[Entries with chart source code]
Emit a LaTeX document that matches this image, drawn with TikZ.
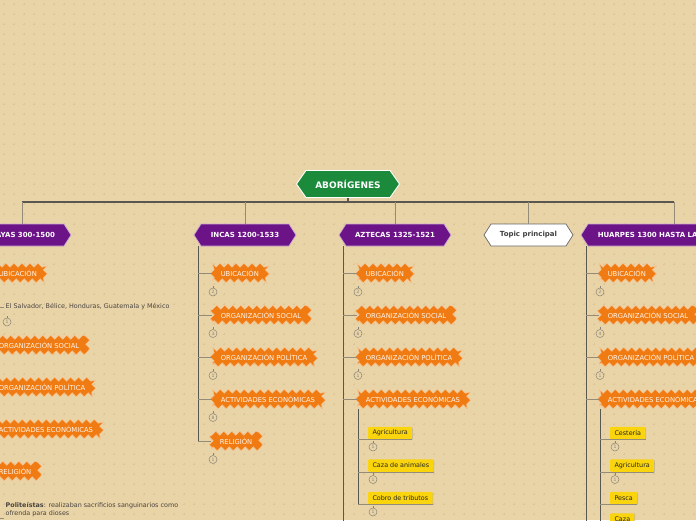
\documentclass[tikz,border=0pt]{standalone}
\usepackage{fontspec}
\setmainfont{DejaVu Sans}
\usetikzlibrary{shapes.symbols,decorations.pathmorphing,shadows}
\definecolor{bg}{HTML}{E9D4A8}
\definecolor{dotc}{HTML}{DBC496}
\definecolor{rootg}{HTML}{1B8A3A}
\definecolor{purp}{HTML}{6B1387}
\definecolor{orng}{HTML}{F07B12}
\definecolor{yel}{HTML}{FAD40C}
\definecolor{linedark}{HTML}{5A5750}
\definecolor{linelight}{HTML}{948B78}
\definecolor{cntcol}{HTML}{8A8478}
\definecolor{txt}{HTML}{4A4540}
\tikzset{
 hexroot/.style={signal, signal to=west and east, signal pointer angle=110, fill=rootg, draw=white, line width=0.9pt, text=white, font=\fontsize{9}{10}\selectfont\bfseries, minimum width=103pt, minimum height=27pt, inner sep=0pt},
 hexp/.style={signal, signal to=west and east, signal pointer angle=115, fill=purp, draw=purp!35!white, line width=0.7pt, text=white, font=\fontsize{7}{8}\selectfont\bfseries, minimum height=22pt, inner sep=0pt},
 topicw/.style={hexp, fill=white, draw=black!60, text=black!75},
 burst/.style={rectangle, fill=orng, draw=orng!45!white, line width=0.5pt, decorate, decoration={zigzag, segment length=8pt, amplitude=2pt}, text=white!92!orange, font=\fontsize{6.8}{7}\selectfont, minimum height=15.5pt, inner xsep=8.5pt, inner ysep=0pt, anchor=west},
 ybox/.style={rectangle, rounded corners=1pt, fill=yel, text=black!85, font=\fontsize{6.4}{7}\selectfont, inner xsep=4.3pt, inner ysep=0pt, minimum height=12.5pt, anchor=west, drop shadow={shadow xshift=0.7pt, shadow yshift=-0.7pt, fill=black!40, opacity=0.45}},
 cntc/.style={circle, draw=cntcol, line width=0.5pt, inner sep=0pt, minimum size=8pt, text=cntcol, font=\fontsize{4.5}{5}\selectfont},
 ptext/.style={text=txt, font=\fontsize{6.4}{8}\selectfont, inner sep=1.5pt},
 busline/.style={draw=linedark, line width=1.1pt},
 drop/.style={draw=linelight, line width=1pt},
 spine/.style={draw=linedark, line width=0.8pt},
 branch/.style={draw=linelight, line width=0.8pt},
}
\begin{document}
\begin{tikzpicture}[x=1pt,y=-1pt]
\useasboundingbox (0,0) rectangle (696,520);
\clip (0,0) rectangle (696,520);
\fill[bg] (0,0) rectangle (696,520);
\draw[dotc, line width=0.45pt] foreach \x in {4,14,...,694}{ foreach \y in {4,14,...,514}{ (\x-0.9,\y) -- (\x+0.9,\y) (\x,\y-0.9) -- (\x,\y+0.9) } };

% main topics
\node[hexroot] (root) at (348,184) {ABORÍGENES};
\node[hexp, minimum width=98pt] (mayas) at (22,235) {MAYAS 300-1500};
\node[hexp, minimum width=102pt] (incas) at (245,235) {INCAS 1200-1533};
\node[hexp, minimum width=112pt] (aztecas) at (395,235) {AZTECAS 1325-1521};
\node[topicw, minimum width=89pt] (topic) at (528.5,235) {Topic principal};
\node[hexp, minimum width=186pt] (huarpes) at (674,235) {HUARPES 1300 HASTA LA ACTUALIDAD};

\coordinate (bus) at (348,202);
\draw[busline] (root.south) -- (bus);
\draw[busline] (mayas.north |- bus) -- (huarpes.north |- bus);
\foreach \n in {mayas,incas,aztecas,topic,huarpes} \draw[drop] (\n.north |- bus) -- (\n.north);

% spine coordinates
\coordinate (mS) at (-23,246);
\coordinate (iS) at (198,246);
\coordinate (aS) at (343,246);
\coordinate (hS) at (586,246);
\coordinate (aE) at (343,524);
\coordinate (hE) at (586,524);

% MAYAS
\node[burst] (m1) at (-10,273) {UBICACIÓN};
\node[burst] (m2) at (-10,345) {ORGANIZACIÓN SOCIAL};
\node[burst] (m3) at (-10,387) {ORGANIZACIÓN POLÍTICA};
\node[burst] (m4) at (-10,429) {ACTIVIDADES ECONÓMICAS};
\node[burst] (m5) at (-10,471) {RELIGIÓN};
\node[ptext, anchor=west] (mt1) at (4,307) {El Salvador, Bélice, Honduras, Guatemala y México};
\node[cntc] (mc1) at (7,322) {1};
\node[ptext, anchor=north west, align=left] (mt2) at (4,500.5) {\textbf{Politeístas}: realizaban sacrificios sanguinarios como\\ofrenda para dioses};
\coordinate (mU) at (-9,283);
\coordinate (mR) at (-9,481);
\draw[spine] (mS) -- (mS |- m5.west);
\foreach \k in {1,...,5} \draw[branch] (mS |- m\k.west) -- (m\k.west);
\draw[spine] (mU) -- (mU |- mt1.west);
\draw[branch] (mU |- mt1.west) -- (mt1.west);
\draw[spine] (mR) -- (mR |- mt2.south west);
\draw[branch] (mR |- mt2.south west) -- (mt2.south west);

% INCAS
\node[burst] (i1) at (212,273) {UBICACIÓN};
\node[burst] (i2) at (212,315) {ORGANIZACIÓN SOCIAL};
\node[burst] (i3) at (212,357) {ORGANIZACIÓN POLÍTICA};
\node[burst] (i4) at (212,399) {ACTIVIDADES ECONÓMICAS};
\node[burst] (i5) at (211,441) {RELIGIÓN};
\draw[spine] (iS) -- (iS |- i5.west);
\foreach \k in {1,...,5} \draw[branch] (iS |- i\k.west) -- (i\k.west);
\node[cntc] (ic1) at (213,292) {2};
\node[cntc] (ic2) at (213,333.5) {3};
\node[cntc] (ic3) at (213,375.5) {1};
\node[cntc] (ic4) at (213,417.5) {8};
\node[cntc] (ic5) at (213,459.5) {1};

% AZTECAS
\node[burst] (a1) at (357,273) {UBICACIÓN};
\node[burst] (a2) at (357,315) {ORGANIZACIÓN SOCIAL};
\node[burst] (a3) at (357,357) {ORGANIZACIÓN POLÍTICA};
\node[burst] (a4) at (357,399) {ACTIVIDADES ECONÓMICAS};
\draw[spine] (aS) -- (aE);
\foreach \k in {1,...,4} \draw[branch] (aS |- a\k.west) -- (a\k.west);
\node[cntc] (ac1) at (358,292) {2};
\node[cntc] (ac2) at (358,333.5) {6};
\node[cntc] (ac3) at (358,375.5) {1};
\coordinate (aSub) at (358,409);
\node[ybox] (ay1) at (368,433) {Agricultura};
\node[ybox] (ay2) at (368,465.5) {Caza de animales};
\node[ybox] (ay3) at (368,498) {Cobro de tributos};
\draw[spine] (aSub) -- (aSub |- ay3.south);
\foreach \k in {1,2,3} \draw[branch] (aSub |- ay\k.south east) -- (ay\k.south east);
\node[cntc] (ayc1) at (373,447) {1};
\node[cntc] (ayc2) at (373,479.5) {1};
\node[cntc] (ayc3) at (373,512) {1};

% HUARPES
\node[burst] (h1) at (599,273) {UBICACIÓN};
\node[burst] (h2) at (599,315) {ORGANIZACIÓN SOCIAL};
\node[burst] (h3) at (599,357) {ORGANIZACIÓN POLÍTICA};
\node[burst] (h4) at (599,399) {ACTIVIDADES ECONÓMICAS};
\draw[spine] (hS) -- (hE);
\foreach \k in {1,...,4} \draw[branch] (hS |- h\k.west) -- (h\k.west);
\node[cntc] (hc1) at (600,292) {2};
\node[cntc] (hc2) at (600,333.5) {4};
\node[cntc] (hc3) at (600,375.5) {1};
\coordinate (hSub) at (600,409);
\coordinate (hSubE) at (600,524);
\node[ybox] (hy1) at (610,433) {Cestería};
\node[ybox] (hy2) at (610,465.5) {Agricultura};
\node[ybox] (hy3) at (610,498) {Pesca};
\node[ybox] (hy4) at (610,519.5) {Caza};
\draw[spine] (hSub) -- (hSubE);
\foreach \k in {1,2,3,4} \draw[branch] (hSub |- hy\k.south east) -- (hy\k.south east);
\node[cntc] (hyc1) at (615,447) {1};
\node[cntc] (hyc2) at (615,479.5) {1};

% counter ticks
\foreach \c in {mc1,ic1,ic2,ic3,ic4,ic5,ac1,ac2,ac3,ayc1,ayc2,ayc3,hc1,hc2,hc3,hyc1,hyc2}
  \draw[cntcol, line width=0.5pt] (\c.north) -- ++(0,-1.8);
\end{tikzpicture}
\end{document}
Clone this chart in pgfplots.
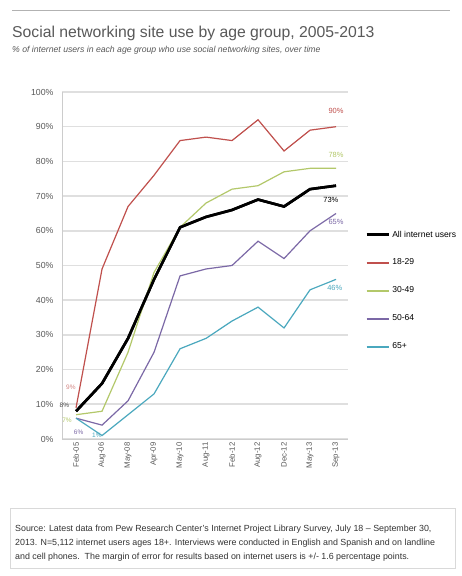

### Aim
Tally up the lines of the listing containing the word "this". Give only the total.

### Answer below
2